*What the exercise asks:*
Your task is to quote, unchanged, only the lines from the one with "Rebuild this chart" through the one with "import plotly.graph_objects as go", both ends included.

— start Task data —

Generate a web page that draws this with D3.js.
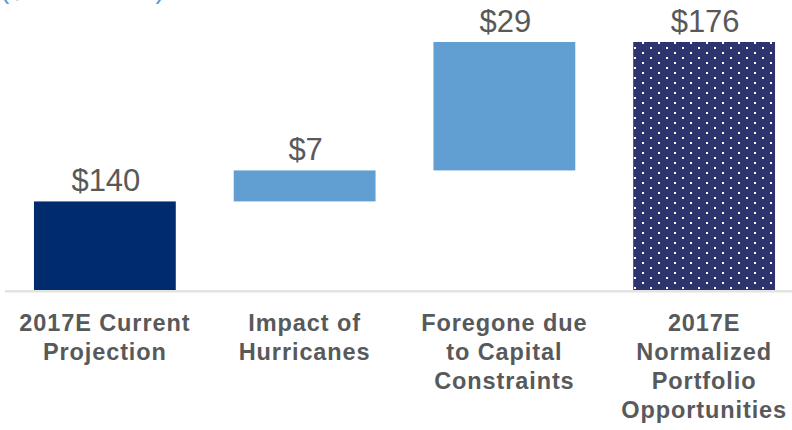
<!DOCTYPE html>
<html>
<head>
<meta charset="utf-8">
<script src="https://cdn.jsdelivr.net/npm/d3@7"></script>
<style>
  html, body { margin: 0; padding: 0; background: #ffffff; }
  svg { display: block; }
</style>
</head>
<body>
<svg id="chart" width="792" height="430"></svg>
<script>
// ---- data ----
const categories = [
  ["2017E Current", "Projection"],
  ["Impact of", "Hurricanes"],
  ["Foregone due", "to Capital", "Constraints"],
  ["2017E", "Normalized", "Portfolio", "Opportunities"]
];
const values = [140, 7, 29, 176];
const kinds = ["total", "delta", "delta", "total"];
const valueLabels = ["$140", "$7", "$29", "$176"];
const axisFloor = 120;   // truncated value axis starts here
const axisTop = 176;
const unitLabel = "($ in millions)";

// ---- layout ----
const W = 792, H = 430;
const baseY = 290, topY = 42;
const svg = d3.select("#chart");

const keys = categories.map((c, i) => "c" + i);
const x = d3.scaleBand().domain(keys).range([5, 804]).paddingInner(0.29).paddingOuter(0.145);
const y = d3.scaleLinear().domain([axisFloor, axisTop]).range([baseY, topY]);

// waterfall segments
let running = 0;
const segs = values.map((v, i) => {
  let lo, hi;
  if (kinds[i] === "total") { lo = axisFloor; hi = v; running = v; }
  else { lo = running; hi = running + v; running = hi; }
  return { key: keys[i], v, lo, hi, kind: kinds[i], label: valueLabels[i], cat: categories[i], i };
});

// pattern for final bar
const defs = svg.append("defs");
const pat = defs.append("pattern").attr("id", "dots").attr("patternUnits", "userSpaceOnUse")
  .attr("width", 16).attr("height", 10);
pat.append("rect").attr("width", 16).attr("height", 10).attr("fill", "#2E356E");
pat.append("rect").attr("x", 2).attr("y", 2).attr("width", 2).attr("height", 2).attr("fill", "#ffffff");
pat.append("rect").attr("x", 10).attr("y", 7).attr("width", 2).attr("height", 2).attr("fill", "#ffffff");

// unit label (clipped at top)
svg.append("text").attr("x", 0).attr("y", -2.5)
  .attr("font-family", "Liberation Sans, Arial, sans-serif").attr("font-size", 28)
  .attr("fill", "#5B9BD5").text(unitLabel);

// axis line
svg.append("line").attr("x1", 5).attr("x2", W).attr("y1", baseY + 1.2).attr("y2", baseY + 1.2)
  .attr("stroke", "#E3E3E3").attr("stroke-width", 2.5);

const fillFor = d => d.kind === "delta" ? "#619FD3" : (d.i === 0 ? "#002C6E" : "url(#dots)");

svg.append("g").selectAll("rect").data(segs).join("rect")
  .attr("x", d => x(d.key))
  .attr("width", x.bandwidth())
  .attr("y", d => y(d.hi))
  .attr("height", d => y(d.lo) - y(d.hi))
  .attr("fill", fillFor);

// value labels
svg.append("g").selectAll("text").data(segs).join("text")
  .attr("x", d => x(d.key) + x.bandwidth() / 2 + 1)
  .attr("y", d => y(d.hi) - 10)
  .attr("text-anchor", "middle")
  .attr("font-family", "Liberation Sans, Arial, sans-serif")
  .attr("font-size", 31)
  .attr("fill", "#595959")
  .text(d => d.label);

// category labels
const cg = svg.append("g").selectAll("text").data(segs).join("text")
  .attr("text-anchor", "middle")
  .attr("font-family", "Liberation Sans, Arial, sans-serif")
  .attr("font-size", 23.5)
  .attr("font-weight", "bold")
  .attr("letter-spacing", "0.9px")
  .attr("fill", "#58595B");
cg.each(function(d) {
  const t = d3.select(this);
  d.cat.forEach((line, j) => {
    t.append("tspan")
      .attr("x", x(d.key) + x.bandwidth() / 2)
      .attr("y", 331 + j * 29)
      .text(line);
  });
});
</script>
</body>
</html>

— end Task data —
— start Task data —

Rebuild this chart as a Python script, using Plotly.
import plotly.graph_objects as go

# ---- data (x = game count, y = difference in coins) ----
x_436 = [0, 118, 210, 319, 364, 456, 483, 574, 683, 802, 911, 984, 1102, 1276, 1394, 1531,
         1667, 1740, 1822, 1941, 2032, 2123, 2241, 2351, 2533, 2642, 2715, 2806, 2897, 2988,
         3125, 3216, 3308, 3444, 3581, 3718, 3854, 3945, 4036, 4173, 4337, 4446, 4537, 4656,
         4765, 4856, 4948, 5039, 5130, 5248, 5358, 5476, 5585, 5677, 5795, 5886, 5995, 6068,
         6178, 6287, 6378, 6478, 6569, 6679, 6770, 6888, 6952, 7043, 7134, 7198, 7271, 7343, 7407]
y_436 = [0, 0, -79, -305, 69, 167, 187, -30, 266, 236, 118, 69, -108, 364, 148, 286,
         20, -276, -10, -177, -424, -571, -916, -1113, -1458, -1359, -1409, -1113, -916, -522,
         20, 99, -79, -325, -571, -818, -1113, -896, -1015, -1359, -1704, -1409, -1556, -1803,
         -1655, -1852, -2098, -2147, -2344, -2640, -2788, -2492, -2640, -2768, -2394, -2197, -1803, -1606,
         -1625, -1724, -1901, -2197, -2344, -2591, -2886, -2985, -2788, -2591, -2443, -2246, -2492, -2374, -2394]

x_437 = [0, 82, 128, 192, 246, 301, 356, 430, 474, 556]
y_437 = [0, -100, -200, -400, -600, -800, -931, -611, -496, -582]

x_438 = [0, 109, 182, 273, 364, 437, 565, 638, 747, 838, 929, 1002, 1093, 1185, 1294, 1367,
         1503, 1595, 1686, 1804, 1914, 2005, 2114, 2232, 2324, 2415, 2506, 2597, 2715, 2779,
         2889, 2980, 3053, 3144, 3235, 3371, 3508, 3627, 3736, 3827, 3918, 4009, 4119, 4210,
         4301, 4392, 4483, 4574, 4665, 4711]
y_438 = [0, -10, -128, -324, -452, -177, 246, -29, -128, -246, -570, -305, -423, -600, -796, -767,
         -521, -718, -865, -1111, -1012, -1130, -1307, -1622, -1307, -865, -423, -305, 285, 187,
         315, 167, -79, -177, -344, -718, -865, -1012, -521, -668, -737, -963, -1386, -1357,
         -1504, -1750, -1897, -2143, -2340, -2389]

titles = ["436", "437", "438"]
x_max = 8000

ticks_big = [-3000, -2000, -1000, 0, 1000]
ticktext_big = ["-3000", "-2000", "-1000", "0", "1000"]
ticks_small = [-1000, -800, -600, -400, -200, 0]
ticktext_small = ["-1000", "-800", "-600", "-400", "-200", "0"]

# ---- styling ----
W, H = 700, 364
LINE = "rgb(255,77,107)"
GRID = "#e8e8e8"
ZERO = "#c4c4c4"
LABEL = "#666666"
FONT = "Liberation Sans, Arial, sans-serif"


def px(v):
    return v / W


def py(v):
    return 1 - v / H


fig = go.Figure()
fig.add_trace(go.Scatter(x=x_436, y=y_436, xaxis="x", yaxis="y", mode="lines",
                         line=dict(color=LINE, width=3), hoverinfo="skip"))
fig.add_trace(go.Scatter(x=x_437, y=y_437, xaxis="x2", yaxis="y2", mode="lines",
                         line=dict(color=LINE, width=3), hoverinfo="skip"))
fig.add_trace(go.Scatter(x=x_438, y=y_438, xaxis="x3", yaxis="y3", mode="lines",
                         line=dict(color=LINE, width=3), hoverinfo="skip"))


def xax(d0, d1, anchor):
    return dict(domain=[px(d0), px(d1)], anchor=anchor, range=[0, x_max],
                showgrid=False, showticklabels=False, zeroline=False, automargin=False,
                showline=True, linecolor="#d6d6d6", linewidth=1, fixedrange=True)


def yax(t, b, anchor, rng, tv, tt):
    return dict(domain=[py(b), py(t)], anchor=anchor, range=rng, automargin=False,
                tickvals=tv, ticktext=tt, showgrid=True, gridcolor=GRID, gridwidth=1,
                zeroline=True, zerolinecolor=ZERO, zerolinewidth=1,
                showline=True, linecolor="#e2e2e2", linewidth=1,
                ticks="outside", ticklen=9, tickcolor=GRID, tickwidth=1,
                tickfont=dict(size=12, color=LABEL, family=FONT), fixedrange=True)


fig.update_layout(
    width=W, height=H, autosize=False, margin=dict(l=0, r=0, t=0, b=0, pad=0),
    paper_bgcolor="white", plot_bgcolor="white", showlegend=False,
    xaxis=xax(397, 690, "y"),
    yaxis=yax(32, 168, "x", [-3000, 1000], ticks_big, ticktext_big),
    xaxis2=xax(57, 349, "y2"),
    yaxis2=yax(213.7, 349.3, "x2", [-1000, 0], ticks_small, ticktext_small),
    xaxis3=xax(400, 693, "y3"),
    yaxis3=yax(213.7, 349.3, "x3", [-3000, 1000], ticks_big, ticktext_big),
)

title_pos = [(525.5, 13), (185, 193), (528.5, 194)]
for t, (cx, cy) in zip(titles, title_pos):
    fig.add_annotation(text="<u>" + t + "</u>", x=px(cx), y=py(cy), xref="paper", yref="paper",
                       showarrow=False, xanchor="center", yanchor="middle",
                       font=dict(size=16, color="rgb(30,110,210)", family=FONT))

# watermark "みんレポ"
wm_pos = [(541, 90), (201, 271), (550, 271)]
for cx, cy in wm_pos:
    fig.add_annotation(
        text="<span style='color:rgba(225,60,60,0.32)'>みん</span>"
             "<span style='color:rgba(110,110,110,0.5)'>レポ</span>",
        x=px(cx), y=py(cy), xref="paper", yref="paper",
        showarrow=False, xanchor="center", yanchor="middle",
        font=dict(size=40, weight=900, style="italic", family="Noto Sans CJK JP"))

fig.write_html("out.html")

— end Task data —

*Task output:*
Rebuild this chart as a Python script, using Plotly.
import plotly.graph_objects as go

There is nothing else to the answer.